By consolidating more than 40 tools into a unified Salesforce platform, Farm Focus has simplified its tech stack and operations—saving an estimated NZ$1.1 million (AU$930,000) in the process.

“That consolidation has allowed us to invest in growth, particularly in Australia,” Rooney said. “Previously, the way we were structured meant scaling required more people. Now, we don’t actually need to hire additional people to run marketing and sales. We can scale with what we’ve got.”

Rooney said that Daisy’s early results show a 78–79 per cent reduction in escalations to human support staff.

“That was our key metric,” Rooney explained. “Now, not escalating doesn’t necessarily mean it’s solved – some customers will click out as soon as they realise it’s AI. But we’ve seen roughly 70 per cent of those cases fully resolved by AI.”

For Rooney, perfection isn’t the goal.

“Humans aren’t perfect, AI isn’t going to be either,” he said. “It’s about continuous refinement.”

According to Rooney, Daisy is “freeing up Farm Focus’ human teams to focus on higher-value interactions,” while also empowering farmers with faster answers.

AI isn’t the enemy

While AI adoption in agriculture has lagged behind other industries, Rooney believes the sector is at a tipping point.

He highlighted that up to 60 per cent of Farm Focus’ New Zealand customer base is expected to retire from full-time farming in the next 15 years.

In Australia, farmers older than 65 account for around 20 per cent of the workforce. For a demographic often stereotyped as resistant to change, Rooney says the key is positioning AI as assistance – not replacement.

“I always talk about it as assisted decision-making,” he said. “You’re in control of how you engage with the AI. You’re in control of what you ask it, what information you use and what information you give it.”

Rather than overwhelming farmers with complex dashboards, Farm Focus is building tools that translate dense financial reports into plain-language insights.

“They don’t want to sit down and read black-and-white financial reports that are three pages long and just numbers,” Rooney said. “What we’re building is the ability for a farmer to be on the same level as their advisor – their accountant, their consultant, their bank.”

One product pulls data from 20 existing reports and generates analysis, flagging anomalies and suggesting actions.

“If you’ve spent 120 per cent more on feed this year than last year, it might say: maybe monitor that, maybe something’s been coded incorrectly,” he explained. “That’s something an accountant might pick up much later – and it could cost the business more by then.”

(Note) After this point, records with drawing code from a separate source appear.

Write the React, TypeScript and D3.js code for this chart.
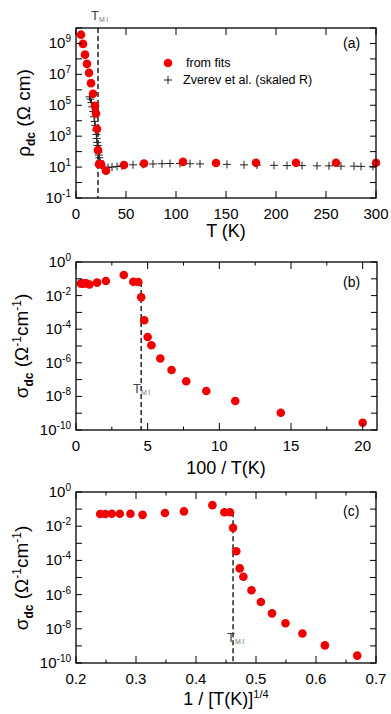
import React from "react";
import * as d3 from "d3";

// fitted points: temperature (K) and dc conductivity (Ohm^-1 cm^-1)
const fitT = [300, 260, 220, 180, 140, 107, 68, 48, 30, 25, 23, 22, 21, 20, 19, 17, 15, 13, 11, 9, 7, 5];
const fitSigma = [
  0.052, 0.052, 0.053, 0.053, 0.054, 0.046, 0.059, 0.074, 0.17, 0.066, 0.065, 0.008,
  3.4e-4, 3.4e-5, 1.1e-5, 1.8e-6, 3.7e-7, 8e-8, 2.1e-8, 5.3e-9, 1.07e-9, 2.7e-10,
];

// Zverev et al. resistivity curve (skaled R)
const zverevT = [
  13.5, 14.5, 15.5, 16.3, 17.2, 18, 18.7, 19.3, 19.8, 20.3, 20.7, 21.1, 21.5, 21.9, 22.3, 22.8,
  23.3, 24, 24.6, 25.5, 28, 32, 36, 41, 46, 57, 67, 77, 86, 94, 104, 114, 124, 151, 168, 181,
  198, 211, 226, 241, 253, 265, 278, 285, 297,
];
const zverevRho = [
  3.5e5, 2.5e5, 1.5e5, 8e4, 4e4, 1.8e4, 9e3, 5e3, 2.5e3, 1.3e3, 700, 400, 250, 150, 90, 60,
  40, 25, 17, 13, 9, 9.5, 10, 11, 12, 14, 15, 16, 16.5, 17, 17, 16.5, 16, 15, 14, 13.5,
  13, 12.5, 12.5, 12, 12, 11.5, 11.5, 11, 11,
];

const tMI = 22;

const tTicks = [0, 50, 100, 150, 200, 250, 300];
const invTTicks = [0, 5, 10, 15, 20];
const quarterTicks = [0.2, 0.3, 0.4, 0.5, 0.6, 0.7];
const rhoLabelExps = [-1, 1, 3, 5, 7, 9];
const sigmaLabelExps = [-10, -8, -6, -4, -2, 0];

const RED = "#f00000";
const FONT = "'Liberation Sans', Arial, sans-serif";
const LEFT = 76;
const RIGHT = 376;

const Pow10 = ({ x, y, e }: { x: number; y: number; e: number }) => (
  <text x={x} y={y} textAnchor="end" fontSize={15}>
    10<tspan dy={-6} fontSize={10}>{e}</tspan>
  </text>
);

// box with inward ticks on all four sides
const Frame = ({ x, y, major, minor, labels, fmt, labelExps }: any) => {
  const [xl, xr] = x.range();
  const [yb, yt] = y.range();
  const [lo, hi] = y.domain().map((v: number) => Math.round(Math.log10(v)));
  const decades = d3.range(lo, hi + 1);
  return (
    <g>
      {major.map((v: number) => (
        <g key={"M" + v}>
          <line x1={x(v)} x2={x(v)} y1={yb} y2={yb - 7} stroke="#000" />
          <line x1={x(v)} x2={x(v)} y1={yt} y2={yt + 7} stroke="#000" />
        </g>
      ))}
      {minor.map((v: number) => (
        <g key={"m" + v}>
          <line x1={x(v)} x2={x(v)} y1={yb} y2={yb - 3.5} stroke="#000" />
          <line x1={x(v)} x2={x(v)} y1={yt} y2={yt + 3.5} stroke="#000" />
        </g>
      ))}
      {decades.map((e: number) => (
        <g key={"d" + e}>
          <line x1={xl} x2={xl + 6} y1={y(10 ** e)} y2={y(10 ** e)} stroke="#000" />
          <line x1={xr} x2={xr - 6} y1={y(10 ** e)} y2={y(10 ** e)} stroke="#000" />
        </g>
      ))}
      <rect x={xl} y={yt} width={xr - xl} height={yb - yt} fill="none" stroke="#000" strokeWidth={1.3} />
      {labels.map((v: number) => (
        <text key={"l" + v} x={x(v)} y={yb + 21} textAnchor="middle" fontSize={15}>
          {fmt(v)}
        </text>
      ))}
      {labelExps.map((e: number) => (
        <Pow10 key={"e" + e} x={71} y={y(10 ** e) + 5} e={e} />
      ))}
    </g>
  );
};

const TMI = ({ x, y }: { x: number; y: number }) => (
  <text x={x} y={y} fontSize={13} fill="#444">
    T<tspan dy={2} fontSize={7} fill="#777" letterSpacing={1.5}>MI</tspan>
  </text>
);

const Dashed = ({ x, y1, y2 }: { x: number; y1: number; y2: number }) => (
  <line x1={x} x2={x} y1={y1} y2={y2} stroke="#000" strokeWidth={1.3} strokeDasharray="5,3" />
);

const cross = "M-4,0H4M0,-4V4";

export default function App() {
  const pts = fitT.map((t, i) => ({ t, s: fitSigma[i] }));
  const zv = zverevT.map((t, i) => ({ t, r: zverevRho[i] }));

  // (a) resistivity vs T
  const xa = d3.scaleLinear().domain([0, 300]).range([LEFT, RIGHT]);
  const ya = d3.scaleLog().domain([0.1, 1e10]).range([198, 28]);

  // (b) conductivity vs 100/T
  const xb = d3.scaleLinear().domain([0, 21]).range([LEFT, 377]);
  const yb = d3.scaleLog().domain([1e-10, 1]).range([430, 262]);

  // (c) conductivity vs T^-1/4
  const xc = d3.scaleLinear().domain([0.2, 0.7]).range([LEFT, RIGHT]);
  const yc = d3.scaleLog().domain([1e-10, 1]).range([663, 492]);

  const q = (t: number) => Math.pow(t, -0.25);

  return (
    <svg
      width={391}
      height={714}
      style={{ position: "absolute", left: 0, top: 0, background: "#fff" }}
      fontFamily={FONT}
    >
      {/* ---- (a) ---- */}
      <Dashed x={xa(tMI)} y1={28} y2={198} />
      <TMI x={91} y={20} />
      {zv.map((d, i) => (
        <path key={i} d={cross} transform={`translate(${xa(d.t)},${ya(d.r)})`} stroke="#222" strokeWidth={1} />
      ))}
      {pts.map((d, i) => (
        <circle key={i} cx={xa(d.t)} cy={ya(1 / d.s)} r={4.3} fill={RED} />
      ))}
      <Frame x={xa} y={ya} major={tTicks} minor={[]} labels={tTicks} fmt={(v: number) => v} labelExps={rhoLabelExps} />
      <circle cx={168} cy={63} r={4.3} fill={RED} />
      <text x={186} y={67} fontSize={12.5}>from fits</text>
      <path d={cross} transform="translate(168,80)" stroke="#222" />
      <text x={183} y={84} fontSize={12.5}>Zverev et al. (skaled R)</text>
      <text x={343} y={48} fontSize={14}>(a)</text>
      <text x={226} y={237} textAnchor="middle" fontSize={18}>T (K)</text>
      <text transform="translate(30,113) rotate(-90)" textAnchor="middle" fontSize={19}>
        ρ<tspan dy={5} fontSize={12} fontWeight="bold">dc</tspan>
        <tspan dy={-5}> (Ω cm)</tspan>
      </text>

      {/* ---- (b) ---- */}
      <Dashed x={xb(100 / tMI)} y1={yb(0.065)} y2={430} />
      <TMI x={133} y={393} />
      {pts.map((d, i) => (
        <circle key={i} cx={xb(100 / d.t)} cy={yb(d.s)} r={4.3} fill={RED} />
      ))}
      <Frame
        x={xb}
        y={yb}
        major={invTTicks}
        minor={[2.5, 7.5, 12.5, 17.5]}
        labels={invTTicks}
        fmt={(v: number) => v}
        labelExps={sigmaLabelExps}
      />
      <text x={343} y={287} fontSize={14}>(b)</text>
      <text x={226} y={474} textAnchor="middle" fontSize={18}>100 / T(K)</text>
      <text transform="translate(28,346) rotate(-90)" textAnchor="middle" fontSize={19}>
        σ<tspan dy={5} fontSize={12} fontWeight="bold">dc</tspan>
        <tspan dy={-5}> (Ω</tspan>
        <tspan dy={-7} fontSize={12}>-1</tspan>
        <tspan dy={7}>cm</tspan>
        <tspan dy={-7} fontSize={12}>-1</tspan>
        <tspan dy={7}>)</tspan>
      </text>

      {/* ---- (c) ---- */}
      <Dashed x={xc(q(tMI))} y1={yc(0.065)} y2={663} />
      <TMI x={227} y={642} />
      {pts.map((d, i) => (
        <circle key={i} cx={xc(q(d.t))} cy={yc(d.s)} r={4.3} fill={RED} />
      ))}
      <Frame
        x={xc}
        y={yc}
        major={quarterTicks}
        minor={[0.25, 0.35, 0.45, 0.55, 0.65]}
        labels={quarterTicks}
        fmt={(v: number) => d3.format(".1f")(v)}
        labelExps={sigmaLabelExps}
      />
      <text x={343} y={516} fontSize={14}>(c)</text>
      <text x={226} y={705} textAnchor="middle" fontSize={18}>
        1 / [T(K)]<tspan dy={-7} fontSize={11}>1/4</tspan>
      </text>
      <text transform="translate(28,578) rotate(-90)" textAnchor="middle" fontSize={19}>
        σ<tspan dy={5} fontSize={12} fontWeight="bold">dc</tspan>
        <tspan dy={-5}> (Ω</tspan>
        <tspan dy={-7} fontSize={12}>-1</tspan>
        <tspan dy={7}>cm</tspan>
        <tspan dy={-7} fontSize={12}>-1</tspan>
        <tspan dy={7}>)</tspan>
      </text>
    </svg>
  );
}
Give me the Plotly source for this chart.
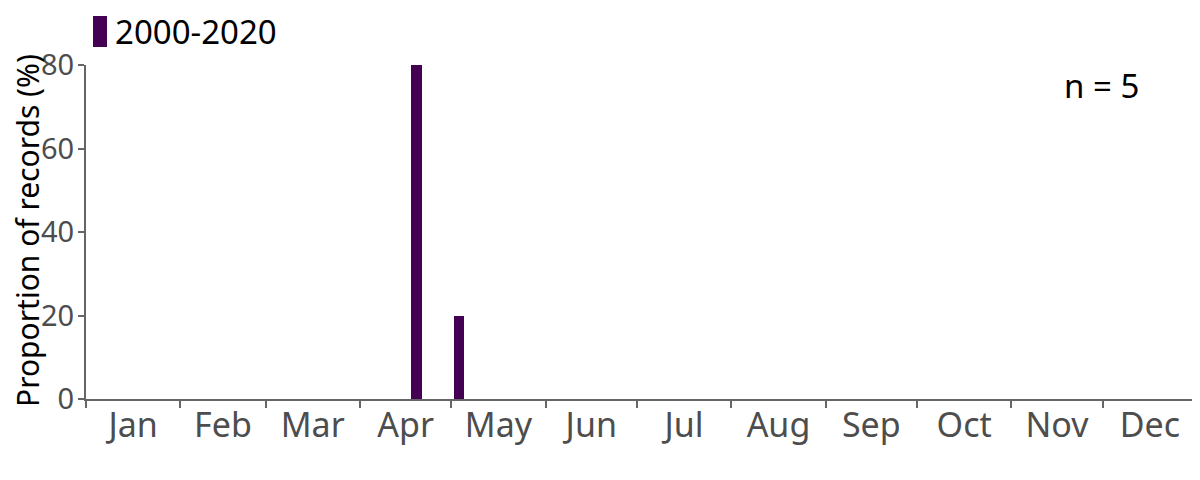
import plotly.graph_objects as go

months = ["Jan", "Feb", "Mar", "Apr", "May", "Jun", "Jul", "Aug", "Sep", "Oct", "Nov", "Dec"]
month_days = [31, 28, 31, 30, 31, 30, 31, 31, 30, 31, 30, 31]
weeks = [16, 18]            # week of year (1-based) with records
proportion = [80, 20]       # % of records
series_name = "2000-2020"
n_records = 5
y_title = "Proportion of records (%)"

bar_color = "#440154"
grey = "#4d4d4d"
axis_col = "#666666"
font_family = "Noto Sans, DejaVu Sans, sans-serif"

# day-of-year positions derived from the data
bounds = [0]
for d in month_days:
    bounds.append(bounds[-1] + d)
mids = [(bounds[i] + bounds[i + 1]) / 2 for i in range(12)]
week_centers = [(w - 1) * 7 + 3.5 for w in weeks]

fig = go.Figure()
fig.add_trace(go.Bar(x=week_centers, y=proportion, width=3.5, name=series_name,
                     marker=dict(color=bar_color, line=dict(width=0)), showlegend=False))

# the page body adds an 8px offset, so the figure is sized 1192x472
fig.update_layout(
    width=1192, height=472,
    margin=dict(l=78, r=3, t=57, b=81, pad=0),
    paper_bgcolor="white", plot_bgcolor="white",
    font=dict(family=font_family, size=33, color="black"),
    xaxis=dict(range=[0, 365], tickmode="array", tickvals=mids, ticktext=months,
               ticks="", showgrid=False, zeroline=False, showline=True,
               linecolor=axis_col, linewidth=2, automargin=False,
               ticklabelstandoff=-5,
               tickfont=dict(color=grey, size=34),
               minor=dict(tickmode="array", tickvals=bounds, ticks="outside",
                          ticklen=7, tickwidth=2, tickcolor=axis_col, showgrid=False)),
    yaxis=dict(range=[0, 80], tickvals=[0, 20, 40, 60, 80], ticks="outside",
               ticklen=6, tickwidth=2, tickcolor=axis_col, showline=True,
               linecolor=axis_col, linewidth=2, showgrid=False, zeroline=False,
               automargin=False, ticklabelstandoff=-2,
               tickfont=dict(color=grey, size=29)),
    bargap=0,
)

# y-axis title
fig.add_annotation(text=y_title, xref="paper", yref="paper", textangle=-90,
                   x=(27 - 86) / 1111, y=(399 - 231) / 334, xanchor="center", yanchor="middle",
                   showarrow=False, font=dict(size=30, color="black"))
# legend key and label
fig.add_shape(type="rect", xref="paper", yref="paper",
              x0=(93 - 86) / 1111, x1=(107 - 86) / 1111,
              y0=(399 - 47) / 334, y1=(399 - 16) / 334,
              fillcolor=bar_color, line=dict(width=0))
fig.add_annotation(text=series_name, xref="paper", yref="paper",
                   x=(113 - 86) / 1111, y=(399 - 32) / 334, xanchor="left", yanchor="middle",
                   showarrow=False, font=dict(size=33, color="black"))
fig.add_annotation(text=f"n = {n_records}", xref="paper", yref="paper",
                   x=(1101 - 86) / 1111, y=(399 - 85) / 334, xanchor="center", yanchor="middle",
                   showarrow=False, font=dict(size=33, color="black"))

fig.write_html("out.html")
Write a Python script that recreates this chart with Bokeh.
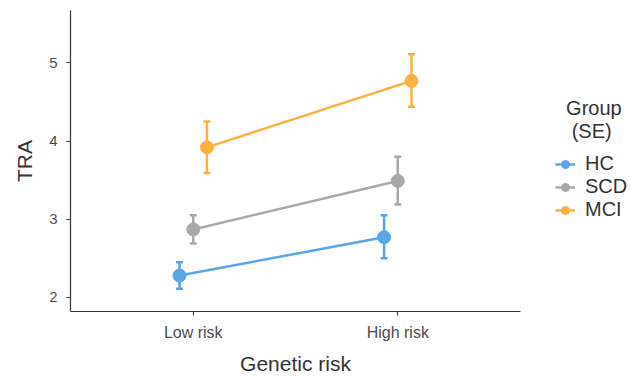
from bokeh.plotting import figure
from bokeh.models import ColumnDataSource, Whisker, TeeHead, Legend, LegendItem, Range1d, FactorRange
from bokeh.transform import dodge
from bokeh.embed import file_html
from bokeh.resources import INLINE

# Data
risk_levels = ["Low risk", "High risk"]
groups = ["HC", "SCD", "MCI"]
colors = ["#58A5EB", "#A8A8A8", "#FBB040"]
offsets = [-0.067, 0.0, 0.067]

hc_mean = [2.28, 2.77]
hc_lower = [2.11, 2.50]
hc_upper = [2.45, 3.05]

scd_mean = [2.87, 3.49]
scd_lower = [2.69, 3.19]
scd_upper = [3.05, 3.80]

mci_mean = [3.92, 4.77]
mci_lower = [3.59, 4.44]
mci_upper = [4.25, 5.11]

y_ticks = [2, 3, 4, 5]

FONT = "Liberation Sans"
FW, FH = 450, 301

p = figure(frame_width=FW, frame_height=FH,
           x_range=FactorRange(*risk_levels, range_padding=0.1, range_padding_units="absolute"),
           y_range=Range1d(1.82, 5.67),
           output_backend="svg", toolbar_location=None,
           min_border_left=70, min_border_right=110, min_border_top=10, min_border_bottom=65)

p.xgrid.visible = False
p.ygrid.visible = False
p.outline_line_color = None
p.background_fill_color = "white"
p.border_fill_color = "white"

for ax in (p.xaxis[0], p.yaxis[0]):
    ax.axis_line_color = "#333333"
    ax.axis_line_width = 1.2
    ax.major_tick_line_color = "#333333"
    ax.major_tick_out = 4
    ax.major_tick_in = 0
    ax.minor_tick_line_color = None
    ax.major_label_text_font = FONT
    ax.major_label_text_color = "#4D4D4D"
    ax.axis_label_text_font = FONT
    ax.axis_label_text_font_size = "21px"
    ax.axis_label_text_font_style = "normal"
    ax.axis_label_text_color = "#333333"

p.yaxis.ticker = y_ticks
p.yaxis.major_label_text_font_size = "15px"
p.xaxis.major_label_text_font_size = "16px"
p.yaxis.major_label_standoff = 9
p.yaxis.axis_label = "TRA"
p.yaxis.axis_label_standoff = 10
p.xaxis.major_label_standoff = 8
p.xaxis.axis_label = "Genetic risk"
p.xaxis.axis_label_standoff = 8

series = [(hc_mean, hc_lower, hc_upper), (scd_mean, scd_lower, scd_upper), (mci_mean, mci_lower, mci_upper)]
items = []
for name, color, off, (m, lo, up) in zip(groups, colors, offsets, series):
    src = ColumnDataSource(dict(x=risk_levels, mean=m, lower=lo, upper=up))
    xd = dodge("x", off, range=p.x_range)
    ln = p.line(x=xd, y="mean", source=src, line_color=color, line_width=2.5)
    w = Whisker(base=xd, upper="upper", lower="lower", source=src, dimension="height",
                line_color=color, line_width=2.5,
                upper_head=TeeHead(size=7, line_color=color, line_width=2.5),
                lower_head=TeeHead(size=7, line_color=color, line_width=2.5))
    p.add_layout(w)
    sc = p.scatter(x=xd, y="mean", source=src, size=13, fill_color=color, line_color=color)
    items.append(LegendItem(label=name, renderers=[ln, sc]))

legend = Legend(items=items, location=(35, 90), orientation="vertical",
                title="  Group\n   (SE)",
                title_text_font=FONT, title_text_font_size="20px", title_text_color="#333333",
                title_text_font_style="normal", title_standoff=9,
                label_text_font=FONT, label_text_font_size="20px", label_text_color="#333333",
                glyph_width=20, glyph_height=20, label_height=20, spacing=0, label_standoff=10,
                padding=0, margin=0, border_line_color=None, background_fill_alpha=0)
p.add_layout(legend, "right")

open("out.html", "w").write(file_html(p, INLINE))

Another feature allows farmers to query their entire farm’s financial data in natural language.

“They can ask any question they want about their financial data. We don’t even know what they’re going to ask yet,” Rooney said. “That’s the exciting part.”

Transparency is also “critical to maintaining trust”.

“I think if you’re upfront about it being AI, customers understand,” he said. “When companies don’t say it’s AI, that’s where you lose trust.”

More than just software

Founded in 1981 by three farmers responding to the introduction of GST in New Zealand, Farm Focus company has “continually evolved alongside the industry it serves”.

“We innovated ahead of something that inevitably changed the way business was done,” Rooney said. “Now, we’re asking: what’s the biggest disruptor for farmers next? And we need to be at the front of that – while supporting our customers to get there.”

So is Farm Focus a software company serving farmers – or a tech brand changing the future of farming?

Rooney believes “it’s a combination of both”.

“We’ve always been built for farmers,” he said. “But business and technology are becoming so complex that farmers are increasingly relying on accountants, consultants and banks. We need to bring that whole team together.”

As AI becomes embedded in everyday workflows, Rooney believes the next generation of farmers will expect nothing less.

“My generation uses AI 10 or 20 times a day,” he said. “We have to build a platform that allows for that future.”